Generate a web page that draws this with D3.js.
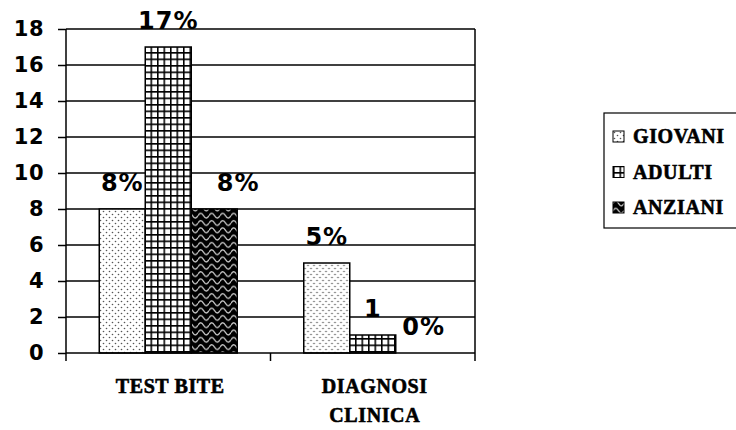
<!DOCTYPE html>
<html>
<head>
<meta charset="utf-8">
<script src="https://cdn.jsdelivr.net/npm/d3@7"></script>
<style>
  html, body { margin: 0; padding: 0; background: #fff; overflow: hidden; }
  svg { display: block; }
  .serif { font-family: "Liberation Serif", "Times New Roman", Times, serif; font-weight: 700;
           stroke: #000; stroke-width: 0.6px; }
  .sans { font-family: "DejaVu Sans", Verdana, sans-serif; font-weight: 700; }
</style>
</head>
<body>
<svg id="chart" width="736" height="430"></svg>
<script>
// Data
const categories = ["TEST BITE", "DIAGNOSI CLINICA"];
const series = ["GIOVANI", "ADULTI", "ANZIANI"];
const giovani = [8, 5];
const adulti = [17, 1];
const anziani = [8, 0];
const valueLabels = [["8%", "17%", "8%"], ["5%", "1", "0%"]];
const yTicks = [0, 2, 4, 6, 8, 10, 12, 14, 16, 18];

const values = [giovani, adulti, anziani];
const rows = categories.map((c, i) => ({
  category: c,
  bars: series.map((s, j) => ({ series: s, value: values[j][i], label: valueLabels[i][j] }))
}));

const svg = d3.select("#chart");
const plot = { left: 66, right: 475, top: 29, bottom: 353 };

// Fill patterns for the three series
const defs = svg.append("defs");
const pDots = defs.append("pattern").attr("id", "pat-giovani")
  .attr("patternUnits", "userSpaceOnUse").attr("width", 6).attr("height", 6);
pDots.append("rect").attr("width", 6).attr("height", 6).attr("fill", "#fff");
pDots.append("circle").attr("cx", 1.5).attr("cy", 1.5).attr("r", 0.8).attr("fill", "#555");
pDots.append("circle").attr("cx", 4.5).attr("cy", 4.5).attr("r", 0.8).attr("fill", "#555");

const pGrid = defs.append("pattern").attr("id", "pat-adulti")
  .attr("patternUnits", "userSpaceOnUse").attr("width", 6.5).attr("height", 6.5);
pGrid.append("rect").attr("width", 6.5).attr("height", 6.5).attr("fill", "#fff");
pGrid.append("path").attr("d", "M0.75,0V6.5M0,0.75H6.5")
  .attr("stroke", "#000").attr("stroke-width", 1.6).attr("fill", "none");

const pWave = defs.append("pattern").attr("id", "pat-anziani")
  .attr("patternUnits", "userSpaceOnUse").attr("width", 11).attr("height", 7.3);
pWave.append("rect").attr("width", 11).attr("height", 7.3).attr("fill", "#000");
pWave.append("path").attr("d", "M0,4 C2,0.8 3.5,0.8 5.5,4 C7.5,7.2 9,7.2 11,4")
  .attr("stroke", "#c8c8c8").attr("stroke-width", 1.3).attr("fill", "none");

const fills = { GIOVANI: "url(#pat-giovani)", ADULTI: "url(#pat-adulti)", ANZIANI: "url(#pat-anziani)" };

// Scales
const y = d3.scaleLinear().domain([0, 18]).range([plot.bottom, plot.top]);
const x0 = d3.scaleBand().domain(categories).range([plot.left, plot.right]).paddingInner(0).paddingOuter(0);
const x1 = d3.scaleBand().domain(series).range([0, x0.bandwidth()]).paddingInner(0).paddingOuter(0.723);

// Gridlines
svg.append("g").selectAll("line").data(yTicks.filter(t => t > 0)).join("line")
  .attr("x1", plot.left).attr("x2", plot.right)
  .attr("y1", d => y(d)).attr("y2", d => y(d))
  .attr("stroke", "#000").attr("stroke-width", 1.5);

// Right border of plot area
svg.append("line").attr("x1", plot.right).attr("x2", plot.right)
  .attr("y1", plot.top).attr("y2", plot.bottom)
  .attr("stroke", "#000").attr("stroke-width", 1.5);

// Bars
const groups = svg.append("g").selectAll("g").data(rows).join("g")
  .attr("transform", d => `translate(${x0(d.category)},0)`);
groups.selectAll("rect").data(d => d.bars.filter(b => b.value > 0)).join("rect")
  .attr("x", d => x1(d.series))
  .attr("y", d => y(d.value))
  .attr("width", x1.bandwidth())
  .attr("height", d => y(0) - y(d.value))
  .attr("fill", d => fills[d.series])
  .attr("stroke", "#000").attr("stroke-width", 1.5);

// Value labels (a couple nudged sideways so they clear neighbouring bars)
const nudge = { "TEST BITE|ANZIANI": 24, "DIAGNOSI CLINICA|ANZIANI": 5 };
groups.selectAll("text").data(d => d.bars.map(b => ({ ...b, category: d.category }))).join("text")
  .attr("class", "sans")
  .attr("x", d => x1(d.series) + x1.bandwidth() / 2 + (nudge[d.category + "|" + d.series] || 0))
  .attr("y", d => y(d.value) - 18)
  .attr("text-anchor", "middle")
  .attr("font-size", 24)
  .attr("letter-spacing", 1)
  .text(d => d.label);

// Y axis
const yAxis = svg.append("g").attr("transform", `translate(${plot.left},0)`)
  .call(d3.axisLeft(y).tickValues(yTicks).tickSize(8).tickPadding(14));
yAxis.attr("font-family", null).attr("font-size", null);
yAxis.select(".domain").attr("stroke", "#000").attr("stroke-width", 1.5)
  .attr("d", `M0,${plot.top}V${plot.bottom}`);
yAxis.selectAll(".tick line").attr("stroke", "#000").attr("stroke-width", 1.5);
yAxis.selectAll(".tick text")
  .attr("class", "sans")
  .attr("font-size", 21).attr("fill", "#000")
  .attr("letter-spacing", 0.5);

// X axis
const xAxis = svg.append("g").attr("transform", `translate(0,${plot.bottom})`);
xAxis.append("line").attr("x1", plot.left).attr("x2", plot.right)
  .attr("stroke", "#000").attr("stroke-width", 1.5);
const boundaries = [plot.left, ...categories.slice(1).map(c => x0(c)), plot.right];
xAxis.selectAll("line.tk").data(boundaries).join("line").attr("class", "tk")
  .attr("x1", d => d).attr("x2", d => d).attr("y1", 0).attr("y2", 8)
  .attr("stroke", "#000").attr("stroke-width", 1.5);

const catLabels = xAxis.selectAll("text").data(categories).join("text")
  .attr("class", "serif")
  .attr("x", d => x0(d) + x0.bandwidth() / 2 + 2)
  .attr("y", 40)
  .attr("text-anchor", "middle")
  .attr("font-size", 20)
  .attr("letter-spacing", 0.6);
catLabels.each(function (d) {
  const lines = d === "DIAGNOSI CLINICA" ? d.split(" ") : [d];
  const t = d3.select(this);
  lines.forEach((ln, i) => {
    t.append("tspan").attr("x", t.attr("x")).attr("dy", i === 0 ? 0 : 29).text(ln);
  });
});

// Legend
const legend = svg.append("g").attr("transform", "translate(604,113)");
legend.append("rect").attr("x", 0).attr("y", 0).attr("width", 150).attr("height", 115)
  .attr("fill", "#fff").attr("stroke", "#000").attr("stroke-width", 1.2);
const items = legend.selectAll("g").data(series).join("g")
  .attr("transform", (d, i) => `translate(9,${30 + i * 35.5})`);
items.append("rect").attr("x", 0).attr("y", -12).attr("width", 11).attr("height", 11)
  .attr("fill", d => fills[d]).attr("stroke", "#000").attr("stroke-width", 1);
items.append("text").attr("class", "serif").attr("x", 20).attr("y", 0)
  .attr("font-size", 20)
  .attr("letter-spacing", 0.6)
  .text(d => d);
</script>
</body>
</html>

◆ **To do**
How many of the lines above contain the string "this"? Give the number only.

◆ **Reply to the exercise**
2